In a media teleconference Sept. 15, Boeing officials said they were hoping for fresh funding by Nov. 1 to keep the CST-100 design team in place. Without such money, Boeing's target to begin operational flights of the capsule by 2015 could be in jeopardy, according to John Elbon, the vice president and program manager of the company's commercial crew transportation system.

Boeing managers and executives have repeatedly cited NASA's turn to commercial crew services as the deciding factor in the business case for the CST-100.

Between 80 and 100 employees are working on the CST-100 project, which is being financed through Boeing capital and NASA's $18 million investment in the CCDev program.

Edmund Memi, a Boeing spokesperson, last week said the company is "assessing whether we can fund internally during this gap, but we have not made the final decision at this point to do so."


Artist's concept of a Dream Chaser spacecraft. Credit: Sierra Nevada
 
Sierra Nevada's Dream Chaser is receiving $20 million in CCDev funding, the largest award in the first round of the program.

The Dream Chaser is a lifting body spaceship based on the NASA-designed HL-20 spaceplane. It would launch vertically on an Atlas 5 rocket and return to Earth for landing on a runway. Sierra Nevada expects the Dream Chaser's first flight in 2014.

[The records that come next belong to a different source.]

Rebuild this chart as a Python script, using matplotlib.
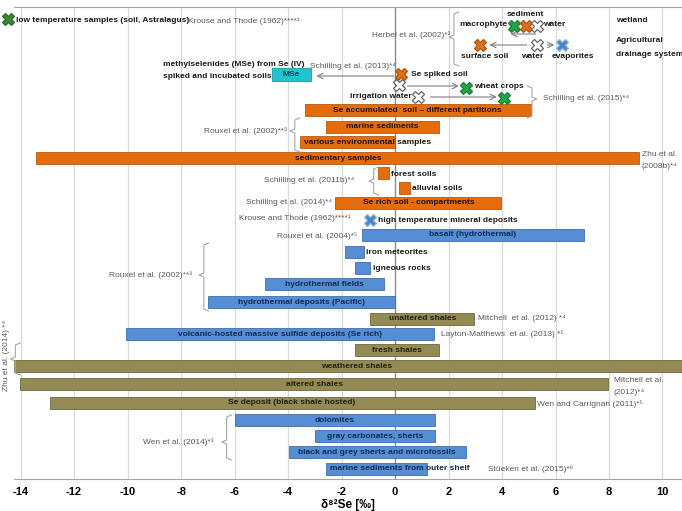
import numpy as np
import matplotlib.pyplot as plt

plt.rcParams['font.family'] = ['Liberation Sans', 'DejaVu Sans']

# ---- data (delta 82Se, per mil) ----
bar_labels = ['Se accumulated  soil \u2013 different partitions', 'marine sediments',
              'various environmental samples', 'sedimentary samples', 'forest soils',
              'alluvial soils', 'Se rich soil - compartments', 'basalt (hydrothermal)',
              'iron meteorites', 'igneous rocks', 'hydrothermal fields',
              'hydrothermal deposits (Pacific)', 'unaltered shales',
              'volcanic-hosted massive sulfide deposits (Se rich)', 'fresh shales',
              'weathered shales', 'altered shales', 'Se deposit (black shale hosted)',
              'dolomites', 'gray carbonates, sherts', 'black and grey sherts and microfossils',
              'marine sediments from outer shelf']
bar_lo = [-3.38, -2.6, -3.57, -13.41, -0.65, 0.13, -2.23, -1.22, -1.89, -1.51, -4.88,
          -7.01, -0.92, -10.08, -1.51, -14.6, -14.04, -12.92, -6.0, -3.01, -3.98, -2.6]
bar_hi = [5.07, 1.66, 0.0, 9.14, -0.24, 0.54, 3.98, 7.05, -1.18, -0.92, -0.43,
          0.0, 2.97, 1.44, 1.63, 11.7, 7.98, 5.22, 1.51, 1.51, 2.64, 1.18]
bar_group = ['soil'] * 7 + ['rock'] * 5 + ['shale', 'rock', 'shale', 'shale', 'shale',
                                          'shale', 'rock', 'rock', 'rock', 'rock']

mse_lo, mse_hi = -4.62, -3.16

marker_x = [-14.49, 4.43, 4.88, 5.29, 3.16, 5.29, 6.23, 0.24, 0.13, 2.64, 0.84, 4.09, -0.95]
marker_kind = ['plant_dark', 'plant', 'soil', 'water', 'soil', 'water', 'evap', 'soil',
               'water', 'plant', 'water', 'plant', 'rock']

# ---- layout (pixel rows from top) ----
bar_y = [110, 127, 142, 158, 173, 188, 203, 235, 252, 268, 284, 302, 319, 334, 350,
         366, 384, 403, 420, 436, 452, 469]
bar_mode = ['c', 'c', 'l', 'c', 'r', 'r', 'c', 'c', 'r', 'r', 'c', 'c', 'c', 'c', 'c',
            'c', 'c', 'c', 'c', 'c', 'c', 'l']
marker_y = [19, 26, 26, 26, 45, 45, 45, 74, 85, 88, 97, 98, 220]

fill = {'soil': '#E46C0A', 'rock': '#558ED5', 'shale': '#948A54'}
edge = {'soil': '#B85A10', 'rock': '#3F6FAF', 'shale': '#6E6640'}
tcol = {'soil': '#1E1206', 'rock': '#142A4E', 'shale': '#22200F'}
mfill = {'plant_dark': '#3A8A35', 'plant': '#22A447', 'soil': '#E07018',
         'water': '#FFFFFF', 'evap': '#4A86C8', 'rock': '#4A86C8'}
medge = {'plant_dark': '#2E6B2A', 'plant': '#1A7F36', 'soil': '#B0560E',
         'water': '#666666', 'evap': '#8FB5E0', 'rock': '#8FB5E0'}

GRAY = '#595959'
fig = plt.figure(figsize=(6.82, 5.11), dpi=100)
ax = fig.add_axes([14 / 682, 32 / 511, 668 / 682, 472 / 511])
ax.set_xlim(-14.25, 10.73)
ax.set_ylim(479, 7)
ax.set_xticks(np.arange(-14, 11, 2))
ax.set_xticklabels([str(v) for v in range(-14, 11, 2)], fontsize=8, fontweight='bold')
ax.tick_params(axis='x', length=0, pad=6)
ax.set_yticks([])
for s in ['left', 'right']:
    ax.spines[s].set_visible(False)
ax.spines['top'].set_color('#A6A6A6')
ax.spines['bottom'].set_color('#A6A6A6')
for v in range(-14, 11, 2):
    if v != 0:
        ax.axvline(v, color='#D9D9D9', lw=0.9, zorder=0)
ax.axvline(0, color='#8C8C8C', lw=1.0, zorder=0.5)
ax.set_xlabel('\u03b4\u2078\u00b2Se [\u2030]', fontsize=8.5, fontweight='bold')
ax.xaxis.set_label_coords(0.5, -0.042)

FS = 6.0
for lab, lo, hi, g, y, m in zip(bar_labels, bar_lo, bar_hi, bar_group, bar_y, bar_mode):
    ax.barh(y, hi - lo, left=lo, height=12.5, color=fill[g], edgecolor=edge[g], lw=0.6, zorder=2)
    if m == 'c':
        ax.text((lo + hi) / 2, y, lab, ha='center', va='center', fontsize=FS,
                fontweight='bold', color=tcol[g], zorder=3)
    elif m == 'l':
        ax.text(lo + 0.15, y, lab, ha='left', va='center', fontsize=FS,
                fontweight='bold', color=tcol[g], zorder=3)
    else:
        ax.text(hi + 0.1, y + 1, lab, ha='left', va='center', fontsize=FS,
                fontweight='bold', color='#1A1A1A', zorder=3)

ax.barh(75, mse_hi - mse_lo, left=mse_lo, height=13, color='#22C3CC', edgecolor='#1A9AA0',
        lw=0.6, zorder=2)
ax.text((mse_lo + mse_hi) / 2, 75, 'MSe', ha='center', va='center', fontsize=FS,
        fontweight='bold', color='#123C55', zorder=3)

for x, y, k in zip(marker_x, marker_y, marker_kind):
    ax.plot(x, y, marker='X', ms=9, mfc=mfill[k], mec=medge[k], mew=0.9,
            zorder=4, clip_on=False)


def ref(x, y, s, ha='left', **kw):
    ax.text(x, y, s, ha=ha, va='center', fontsize=FS, color=GRAY, zorder=3, **kw)


def note(x, y, s, ha='left'):
    ax.text(x, y, s, ha=ha, va='center', fontsize=FS, fontweight='bold',
            color='#1A1A1A', zorder=3)


def arrow(x0, x1, y):
    ax.annotate('', xy=(x1, y), xytext=(x0, y),
                arrowprops=dict(arrowstyle='->', color='#7F7F7F', lw=0.8), zorder=3)


def brace(x, y0, y1, ym, side=-1):
    # side=-1: tip points left, hooks point right
    h = 0.18
    xs = [x - side * h, x, x, x + side * h, x, x, x - side * h]
    ys = [y0, y0 + 2, ym - 2, ym, ym + 2, y1 - 2, y1]
    ax.plot(xs, ys, color='#A6A6A6', lw=0.8, zorder=3, clip_on=False)


# top annotations
note(-14.16, 21, 'low temperature samples (soil, Astralagus)')
ref(-7.76, 21, 'Krouse and Thode (1962)****\u00b9')
ref(2.05, 35, 'Herbel et al. (2002)*\u00b2', ha='right')
brace(2.2, 12, 66, 37)
note(4.88, 15, 'sediment', ha='center')
note(4.2, 25, 'macrophyte', ha='right')
note(5.52, 25, 'water')
arrow(5.37, 4.21, 34)
arrow(5.03, 3.42, 45)
arrow(5.59, 6.06, 45)
note(3.35, 57, 'surface soil', ha='center')
note(5.14, 57, 'water', ha='center')
note(5.85, 57, 'evaporites')
note(8.25, 20, 'wetland')
note(8.25, 41, 'Agricultural')
note(8.25, 55, 'drainage system')

note(-8.66, 64, 'methylselenides (MSe) from Se (IV)')
note(-8.66, 77, 'spiked and incubated soils')
ref(0.05, 66, 'Schilling et al. (2013)*\u2074', ha='right')
arrow(0.06, -3.05, 76)
note(0.58, 74, 'Se spiked soil')
arrow(0.36, 2.49, 86)
note(2.94, 87, 'wheat crops')
note(0.62, 97, 'irrigation water', ha='right')
arrow(1.22, 3.91, 97)
brace(5.12, 86, 118, 99, side=1)
ref(5.52, 99, 'Schilling et al. (2015)*\u2074')

ref(-4.05, 131, 'Rouxel et al. (2002)**\u00b3', ha='right')
brace(-3.75, 118, 152, 131)
ref(9.22, 154, 'Zhu et al.')
ref(9.22, 166, '(2008b)*\u2074')
ref(-1.51, 180, 'Schilling et al. (2011b)*\u2074', ha='right')
brace(-0.8, 167, 195, 181)
ref(-2.37, 203, 'Schilling et al. (2014)*\u2074', ha='right')
ref(-1.65, 218, 'Krouse and Thode (1962)****\u00b9', ha='right')
note(-0.62, 220, 'high temperature mineral deposits')
ref(-1.4, 236, 'Rouxel et al. (2004)*\u2075', ha='right')
ref(-7.6, 275, 'Rouxel et al. (2002)**\u00b3', ha='right')
brace(-7.15, 243, 311, 275)
ref(3.09, 318, 'Mitchell  et al. (2012) *\u2074')
ref(1.7, 334, 'Layton-Matthews  et al. (2013) *\u2075')
ax.text(-14.53, 355, 'Zhu et al. (2014) *\u2074', rotation=90, ha='center', va='center',
        fontsize=FS, color=GRAY, zorder=3, clip_on=False)
brace(-14.2, 343, 375, 359)
ref(8.17, 381, 'Mitchell et al.')
ref(8.17, 393, '(2012)*\u2074')
ref(5.29, 404, 'Wen and Carrignan (2011)*\u2075')
ref(-6.8, 442, 'Wen et al. (2014)*\u00b3', ha='right')
brace(-6.3, 415, 460, 442)
ref(3.46, 469, 'St\u00fceken et al. (2015)*\u2076')

fig.savefig('out.png', dpi=100)
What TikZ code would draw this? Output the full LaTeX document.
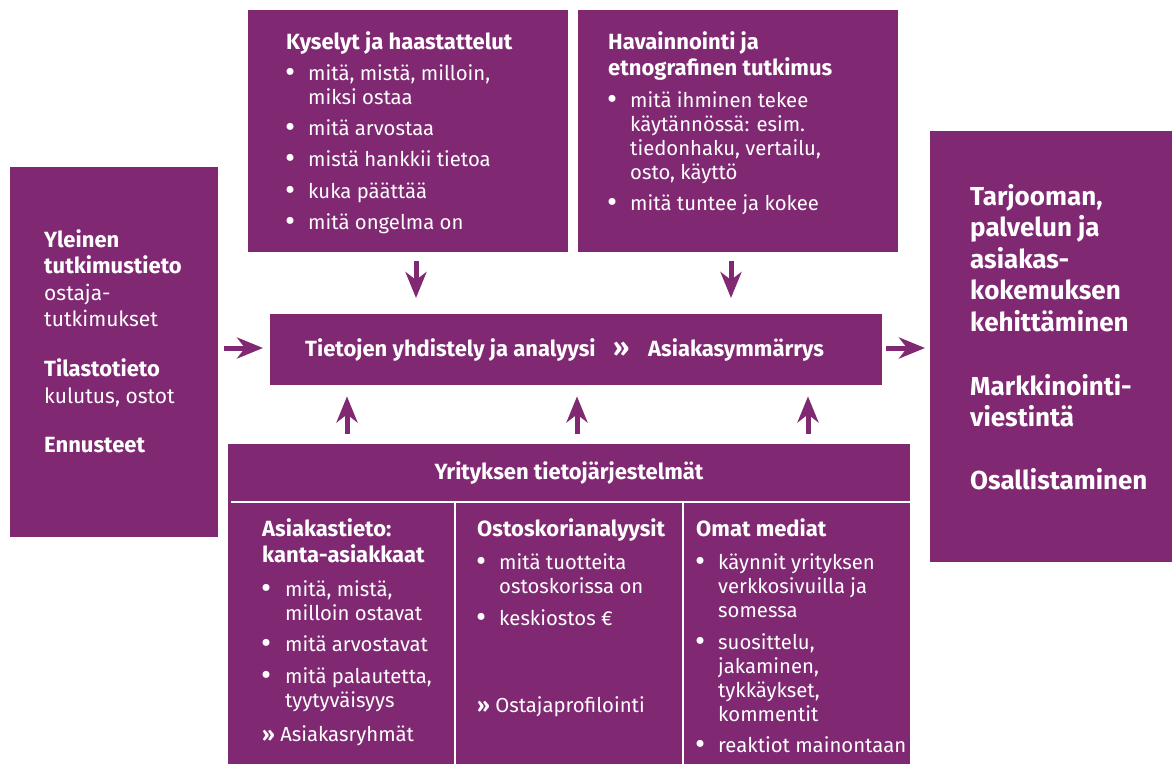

Sierra Nevada's SpaceDev division was already working on the Dream Chaser before NASA's commercial crew program. The winged craft was competed for NASA's commercial cargo initiative, but the agency ultimately selected SpaceX and Orbital Sciences Corp. for the job.

SpaceX was not one of the winners in the first round of CCDev, but the firm could stand a better chance at federal funds in round two, which will be targeted at maturing technologies.

"NASA intends to solicit proposals from all interested U.S. industry participants to further advance commercial crew space transportation system concepts and mature the design and development of elements of the system such as launch vehicles and spacecraft," the Oct. 1 CCDev announcement said.